A historian explains why India’s “national culture” is both Hindu and Muslim

by ROMILA THAPAR

As Indian as anything else. PHOTO/EPA/Harish Tygai

If history is essential to nationalism as has been frequently said, so too is the claim to a national culture frequently curated from this history. The problem arises when selections have to be made as to what goes into the construction of a national culture. At the official level there is a continued use of the colonial terms: majority and minority, derived from figures of those following different religions. Instead of looking for more valid descriptive terms, the configuring of culture as majority and minority cultures, however inept, is reinforced by saying that whereas the majority culture will be prominent, the cultures of the minorities will also figure. What this means is that Indian culture more often is defined centrally by what is projected as Hindu culture, with an addition if required of items associated with those that come from minority communities.
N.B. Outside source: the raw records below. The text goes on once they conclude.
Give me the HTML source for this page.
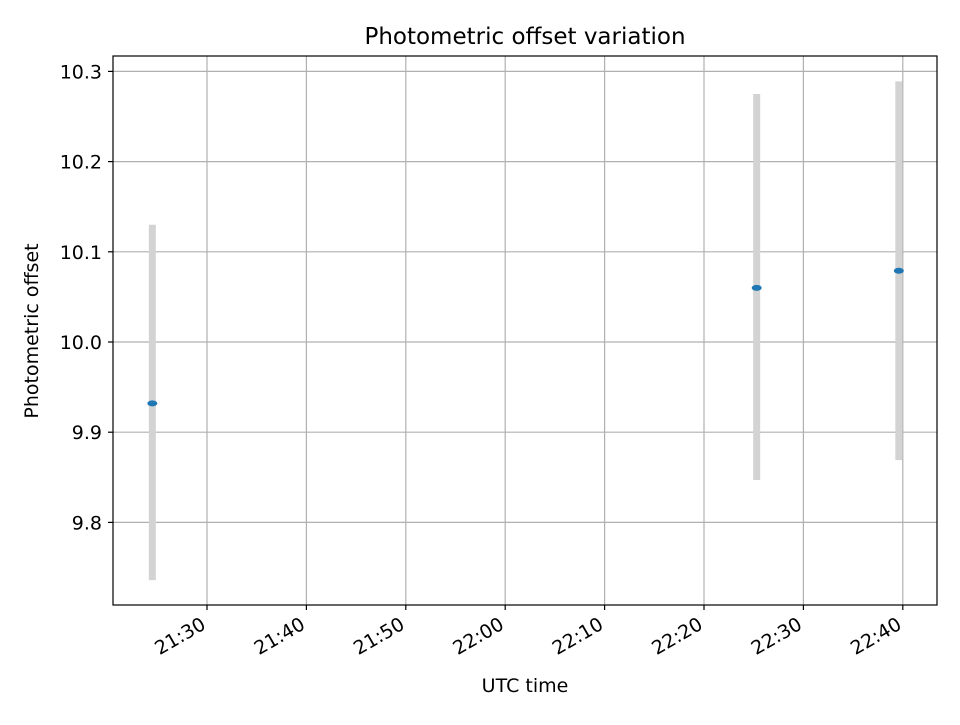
<!DOCTYPE html>
<html><head><meta charset="utf-8"><style>
body{margin:0;background:#fff;}
svg text{font-family:"DejaVu Sans","Liberation Sans",sans-serif;fill:#000;}
</style></head><body>
<svg id="chart" width="960" height="720" xmlns="http://www.w3.org/2000/svg">
<rect x="0" y="0" width="960" height="720" fill="#fff"/>
<text x="525" y="44" font-size="23" text-anchor="middle">Photometric offset variation</text>
<g id="grid"></g>
<g id="marks"></g>
<rect x="113" y="56" width="824" height="549" fill="none" stroke="#000" stroke-width="1.2"/>
<g id="ticks"></g>
<text x="525" y="692" font-size="19" text-anchor="middle">UTC time</text>
<text transform="translate(38,331) rotate(-90)" font-size="19" text-anchor="middle">Photometric offset</text>
</svg>
<script>
const times = ["21:24.5","22:25.3","22:39.6"];
const offsets = [9.932, 10.060, 10.079];
const errLow = [9.736, 9.847, 9.869];
const errHigh = [10.130, 10.275, 10.289];
const yTicks = [9.8, 9.9, 10.0, 10.1, 10.2, 10.3];
const xTickLabels = ["21:30","21:40","21:50","22:00","22:10","22:20","22:30","22:40"];

const NS="http://www.w3.org/2000/svg";
function toMin(s){const p=s.split(":");return (+p[0])*60+parseFloat(p[1]);}
function xScale(m){return 207+(m-toMin("21:30"))*9.94;}
function yScale(v){return 342-(v-10.0)*902;}
function mk(tag,attrs,parent){const e=document.createElementNS(NS,tag);for(const k in attrs)e.setAttribute(k,attrs[k]);parent.appendChild(e);return e;}
const grid=document.getElementById('grid'),ticks=document.getElementById('ticks'),marks=document.getElementById('marks');
yTicks.forEach(v=>{
  const y=yScale(v);
  const g=mk('line',{x1:113,x2:937,y1:y,y2:y,stroke:'#b0b0b0','stroke-width':1.2},grid);
  
  
  mk('line',{x1:108,x2:113,y1:y,y2:y,stroke:'#000','stroke-width':1.2},ticks);
  const t=mk('text',{x:102,y:y+7,'font-size':19,'text-anchor':'end'},ticks);
  t.textContent=v.toFixed(1);
  
  
});
xTickLabels.forEach(s=>{
  const x=xScale(toMin(s));
  const g=mk('line',{x1:x,x2:x,y1:56,y2:605,stroke:'#b0b0b0','stroke-width':1.2},grid);
  
  
  mk('line',{x1:x,x2:x,y1:605,y2:610,stroke:'#000','stroke-width':1.2},ticks);
  const t=mk('text',{x:0,y:0,'font-size':19,'text-anchor':'end',transform:`translate(${x},${628}) rotate(-30)`},ticks);
  t.textContent=s;
  
  
});
times.forEach((s,i)=>{
  const x=xScale(toMin(s));
  const b=mk('line',{x1:x,x2:x,y1:yScale(errHigh[i]),y2:yScale(errLow[i]),stroke:'#d3d3d3','stroke-width':7},marks);
  
  
  const p=mk('ellipse',{cx:x,cy:yScale(offsets[i]),rx:5,ry:3,fill:'#1f77b4'},marks);
  
  
});
</script>
</body></html>
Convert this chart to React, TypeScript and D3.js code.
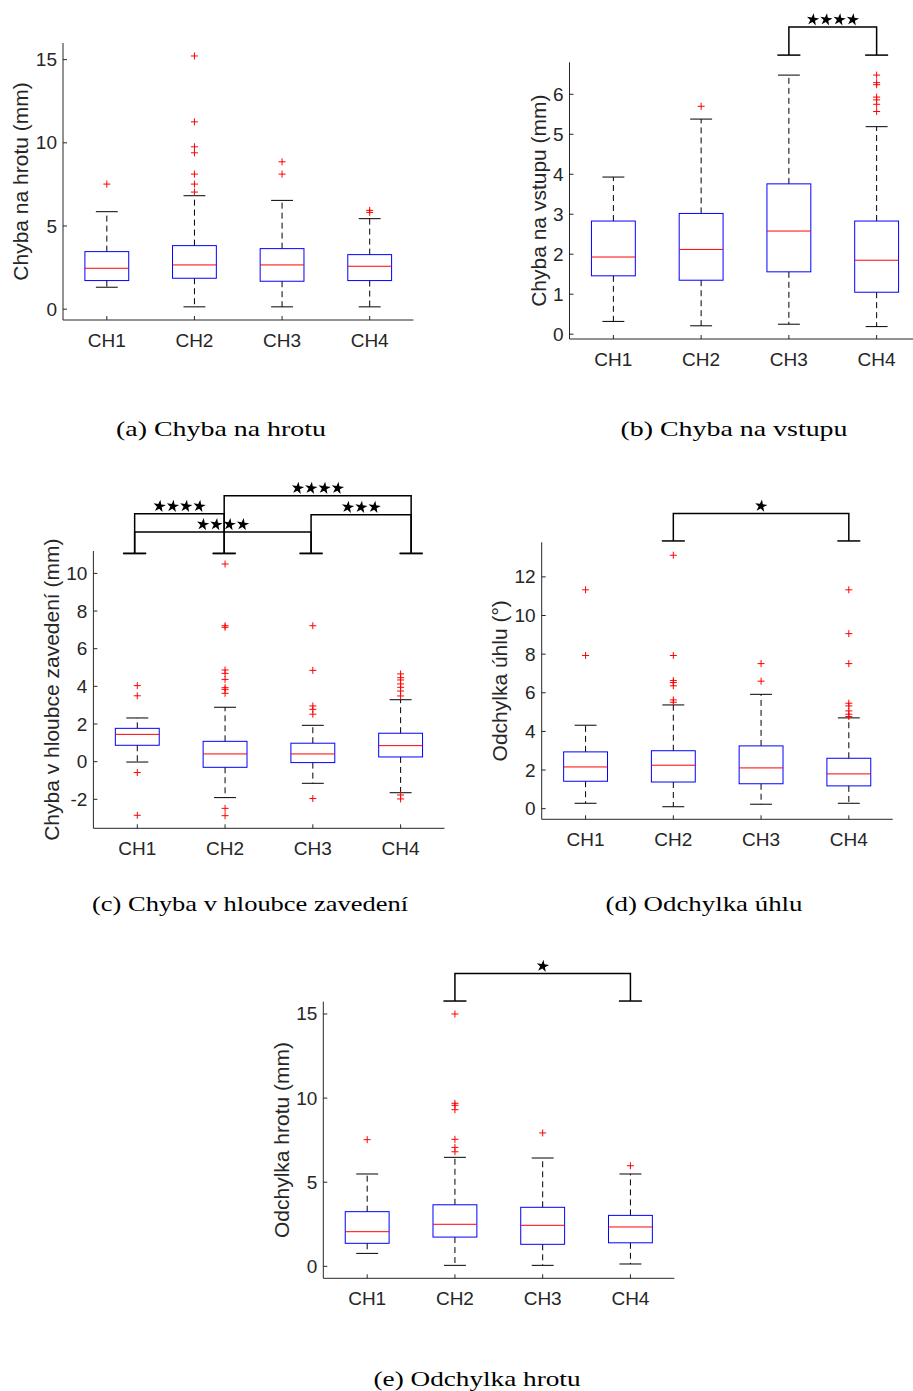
import React from "react";
import * as d3 from "d3";

const categories = ["CH1", "CH2", "CH3", "CH4"];

// Panel (a) Chyba na hrotu
const aQ1 = [1.72, 1.86, 1.68, 1.72];
const aMedian = [2.46, 2.66, 2.66, 2.58];
const aQ3 = [3.46, 3.82, 3.64, 3.28];
const aLow = [1.32, 0.14, 0.14, 0.14];
const aHigh = [5.86, 6.82, 6.54, 5.44];
const aOutliers = [[7.52], [15.22, 11.26, 9.76, 9.4, 8.12, 7.52, 7.04], [8.86, 8.12], [5.94, 5.82]];
const aTicks = [0, 5, 10, 15];

// Panel (b) Chyba na vstupu
const bQ1 = [1.46, 1.35, 1.56, 1.05];
const bMedian = [1.93, 2.12, 2.58, 1.85];
const bQ3 = [2.83, 3.02, 3.76, 2.83];
const bLow = [0.32, 0.21, 0.25, 0.19];
const bHigh = [3.93, 5.38, 6.48, 5.19];
const bOutliers = [[], [5.7], [], [6.48, 6.29, 6.24, 5.93, 5.86, 5.75, 5.57]];
const bTicks = [0, 1, 2, 3, 4, 5, 6];
const bSig = [{ from: 3, to: 4, level: 7.68, stars: 4 }];

// Panel (c) Chyba v hloubce zavedení
const cQ1 = [0.87, -0.3, -0.05, 0.25];
const cMedian = [1.45, 0.41, 0.41, 0.85];
const cQ3 = [1.77, 1.08, 0.98, 1.51];
const cLow = [-0.02, -1.91, -1.15, -1.65];
const cHigh = [2.32, 2.89, 1.93, 3.29];
const cOutliers = [
  [4.04, 3.5, -0.58, -2.85],
  [10.5, 7.22, 7.14, 4.87, 4.69, 4.37, 3.93, 3.84, 3.63, -2.48, -2.87],
  [7.22, 4.85, 2.96, 2.78, 2.52, -1.96],
  [4.66, 4.46, 4.34, 4.13, 3.95, 3.75, 3.49, -1.77, -1.98],
];
const cTicks = [-2, 0, 2, 4, 6, 8, 10];
const cSig = [
  { from: 0.97, to: 1.99, level: 13.17, stars: 4 },
  { from: 0.97, to: 2.98, level: 12.2, stars: 4 },
  { from: 1.99, to: 4.12, level: 14.13, stars: 4 },
  { from: 2.98, to: 4.12, level: 13.12, stars: 3 },
];

// Panel (d) Odchylka úhlu
const dQ1 = [1.42, 1.38, 1.29, 1.18];
const dMedian = [2.16, 2.25, 2.11, 1.8];
const dQ3 = [2.94, 3.0, 3.25, 2.61];
const dLow = [0.28, 0.1, 0.23, 0.28];
const dHigh = [4.32, 5.37, 5.92, 4.7];
const dOutliers = [
  [11.33, 7.93],
  [13.12, 7.93, 6.63, 6.53, 6.36, 5.63, 5.51],
  [7.51, 6.6],
  [11.33, 9.06, 7.51, 5.46, 5.32, 5.06, 4.89, 4.77],
];
const dTicks = [0, 2, 4, 6, 8, 10, 12];
const dSig = [{ from: 2, to: 4, level: 15.28, stars: 1 }];

// Panel (e) Odchylka hrotu
const eQ1 = [1.37, 1.74, 1.31, 1.4];
const eMedian = [2.06, 2.5, 2.44, 2.34];
const eQ3 = [3.25, 3.66, 3.51, 3.03];
const eLow = [0.77, 0.06, 0.06, 0.14];
const eHigh = [5.49, 6.48, 6.44, 5.49];
const eOutliers = [[7.53], [15, 9.69, 9.57, 9.31, 7.55, 7.07, 6.81], [7.93], [5.98]];
const eTicks = [0, 5, 10, 15];
const eSig = [{ from: 2, to: 4, level: 17.4, stars: 1 }];

const AX = "#262626";
const SANS = "'Liberation Sans', Arial, Helvetica, sans-serif";
const SERIF = "'Liberation Serif', 'Times New Roman', serif";

type Sig = { from: number; to: number; level: number; stars: number };

function Panel(props: {
  left: number; top: number; right: number; bottom: number;
  domain: [number, number];
  ticks: number[];
  q1: number[]; med: number[]; q3: number[]; lo: number[]; hi: number[]; out: number[][];
  ylabel: string; ylabelX: number;
  sig?: Sig[]; capValue?: number;
  caption: string; captionX: number; captionY: number; captionLen: number;
}) {
  const { left, top, right, bottom, domain } = props;
  const x = d3.scaleLinear().domain([0.5, 4.5]).range([left, right]);
  const y = d3.scaleLinear().domain(domain).range([bottom, top]);
  const unit = x(2) - x(1);
  const bw = unit * 0.5;
  const cw = bw * 0.5;
  const star = d3.symbol().type(d3.symbolStar).size(48)();
  const bracketCap = 23;
  return (
    <g>
      <line x1={left} x2={left} y1={top} y2={bottom} stroke={AX} strokeWidth={1} />
      <line x1={left} x2={right} y1={bottom} y2={bottom} stroke={AX} strokeWidth={1} />
      {props.ticks.map((t) => (
        <g key={"yt" + t}>
          <line x1={left} x2={left + 4} y1={y(t)} y2={y(t)} stroke={AX} />
          <text x={left - 6} y={y(t)} textAnchor="end" dominantBaseline="central"
            fontFamily={SANS} fontSize={19} fill={AX}>{t}</text>
        </g>
      ))}
      {categories.map((c, i) => (
        <g key={"xt" + c}>
          <line x1={x(i + 1)} x2={x(i + 1)} y1={bottom} y2={bottom - 4} stroke={AX} />
          <text x={x(i + 1)} y={bottom + 20} textAnchor="middle" dominantBaseline="central"
            fontFamily={SANS} fontSize={19} fill={AX}>{c}</text>
        </g>
      ))}
      <text transform={`translate(${props.ylabelX},${(top + bottom) / 2}) rotate(-90)`}
        textAnchor="middle" dominantBaseline="central" fontFamily={SANS} fontSize={21} fill={AX}>
        {props.ylabel}
      </text>
      {categories.map((c, i) => {
        const cx = x(i + 1);
        return (
          <g key={"box" + c}>
            <line x1={cx} x2={cx} y1={y(props.q3[i])} y2={y(props.hi[i])} stroke="#000" strokeDasharray="6,4" />
            <line x1={cx} x2={cx} y1={y(props.q1[i])} y2={y(props.lo[i])} stroke="#000" strokeDasharray="6,4" />
            <line x1={cx - cw / 2} x2={cx + cw / 2} y1={y(props.hi[i])} y2={y(props.hi[i])} stroke="#000" />
            <line x1={cx - cw / 2} x2={cx + cw / 2} y1={y(props.lo[i])} y2={y(props.lo[i])} stroke="#000" />
            <rect x={cx - bw / 2} y={y(props.q3[i])} width={bw} height={y(props.q1[i]) - y(props.q3[i])}
              fill="none" stroke="#0000ff" strokeWidth={1} />
            <line x1={cx - bw / 2} x2={cx + bw / 2} y1={y(props.med[i])} y2={y(props.med[i])} stroke="#ff0000" />
            {props.out[i].map((v, j) => (
              <path key={j} d={`M${cx - 3.5},${y(v)}H${cx + 3.5}M${cx},${y(v) - 3.5}V${y(v) + 3.5}`}
                stroke="#ff0000" strokeWidth={1} />
            ))}
          </g>
        );
      })}
      {(props.sig || []).map((s, k) => {
        const x1 = x(s.from), x2 = x(s.to);
        const yc = y(props.capValue as number), yl = y(s.level);
        const mid = (x1 + x2) / 2;
        return (
          <g key={"sig" + k}>
            <path d={`M${x1},${yc}V${yl}H${x2}V${yc}`} fill="none" stroke="#000" strokeWidth={1.5} />
            <line x1={x1 - bracketCap / 2} x2={x1 + bracketCap / 2} y1={yc} y2={yc} stroke="#000" strokeWidth={1.5} />
            <line x1={x2 - bracketCap / 2} x2={x2 + bracketCap / 2} y1={yc} y2={yc} stroke="#000" strokeWidth={1.5} />
            {d3.range(s.stars).map((j) => (
              <path key={j} d={star as string}
                transform={`translate(${mid + (j - (s.stars - 1) / 2) * 13.3},${yl - 7.5}) rotate(8)`} fill="#000" />
            ))}
          </g>
        );
      })}
      <text x={props.captionX} y={props.captionY} textAnchor="middle" fontFamily={SERIF} fontSize={21}
        fill="#000" textLength={props.captionLen} lengthAdjust="spacingAndGlyphs">{props.caption}</text>
    </g>
  );
}

export default function App() {
  return (
    <svg width={913} height={1391} style={{ position: "absolute", left: 0, top: 0, background: "#fff" }}>
      <rect width={913} height={1391} fill="#fff" />
      <Panel left={63} top={43} right={413.5} bottom={320} domain={[-0.65, 16.0]} ticks={aTicks}
        q1={aQ1} med={aMedian} q3={aQ3} lo={aLow} hi={aHigh} out={aOutliers}
        ylabel="Chyba na hrotu (mm)" ylabelX={20}
        caption="(a) Chyba na hrotu" captionX={221} captionY={436} captionLen={210} />
      <Panel left={569.5} top={62.3} right={920.5} bottom={339} domain={[-0.12, 6.8]} ticks={bTicks}
        q1={bQ1} med={bMedian} q3={bQ3} lo={bLow} hi={bHigh} out={bOutliers}
        ylabel="Chyba na vstupu (mm)" ylabelX={538}
        sig={bSig} capValue={6.98}
        caption="(b) Chyba na vstupu" captionX={734} captionY={436} captionLen={227} />
      <Panel left={93.4} top={551} right={444.5} bottom={828.3} domain={[-3.54, 11.19]} ticks={cTicks}
        q1={cQ1} med={cMedian} q3={cQ3} lo={cLow} hi={cHigh} out={cOutliers}
        ylabel="Chyba v hloubce zavedení (mm)" ylabelX={51.7}
        sig={cSig} capValue={11.06}
        caption="(c) Chyba v hloubce zavedení" captionX={250} captionY={911} captionLen={316} />
      <Panel left={541.7} top={542.3} right={892.7} bottom={819.3} domain={[-0.55, 13.79]} ticks={dTicks}
        q1={dQ1} med={dMedian} q3={dQ3} lo={dLow} hi={dHigh} out={dOutliers}
        ylabel="Odchylka úhlu (°)" ylabelX={499}
        sig={dSig} capValue={13.86}
        caption="(d) Odchylka úhlu" captionX={704} captionY={911} captionLen={197} />
      <Panel left={323.3} top={1001.7} right={674.3} bottom={1278.3} domain={[-0.71, 15.73]} ticks={eTicks}
        q1={eQ1} med={eMedian} q3={eQ3} lo={eLow} hi={eHigh} out={eOutliers}
        ylabel="Odchylka hrotu (mm)" ylabelX={281}
        sig={eSig} capValue={15.77}
        caption="(e) Odchylka hrotu" captionX={477} captionY={1386} captionLen={207} />
    </svg>
  );
}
In India today Islamic and Hindu monuments dominate the landscape. Should they be juxtaposed or should there be an attempt to place each of them in the larger context where their relationship to each other and to the many more cultural items can be observed? Many today, either out of ignorance or for reasons of political ideology, propound theories that can only be called ridiculous—such as, that the Hindus have been victimized by Muslim rule and have been slaves during the last thousand years. The degree of ignorance contained in such a statement is astonishing, because it is actually a denial of the most effective, evocative and cherished religious articulations in various facets of Hinduism that took place during the last thousand years.

This is not to say that there was no confrontation at the political level but this should not be confused with claiming that there was massive victimization of the Hindus bringing about Hindu resistance in the late Mughal period. Political relations should be examined in terms of the politics of the time. Conflicts of a routine kind were clearly local and more casual than has been assumed. Relations between communities in general tend to be governed by some degree of accommodation and some degree of confrontation. It makes greater sense to try and analyse the reasons for either.

Political relations should be examined in terms of the politics of the time.

The British conquered India but did not settle in the land. They drained its resources to enhance industrial capitalism in the home country and find markets in the colonies. Unlike the British, the Turks, Afghans, Arabs, and Mughals—commonly bunched together as “the Muslim rulers”—invaded India, but also settled in the country. New communities and new patterns of thought and expression came into being. To treat all Hindu and Muslim cultures as separate cultures, entirely segregated and demarcated from each other, is historically untenable, nor is it viable in cultural terms. The form taken by facets of these cultures, and from earliest times, from the architecture and ornamentation of monumental buildings to the compositions of music whether as ragas or qawwalis, derives from the interplay of more than even two cultures. The recognition of this multiplicity gives authenticity to a cultural form.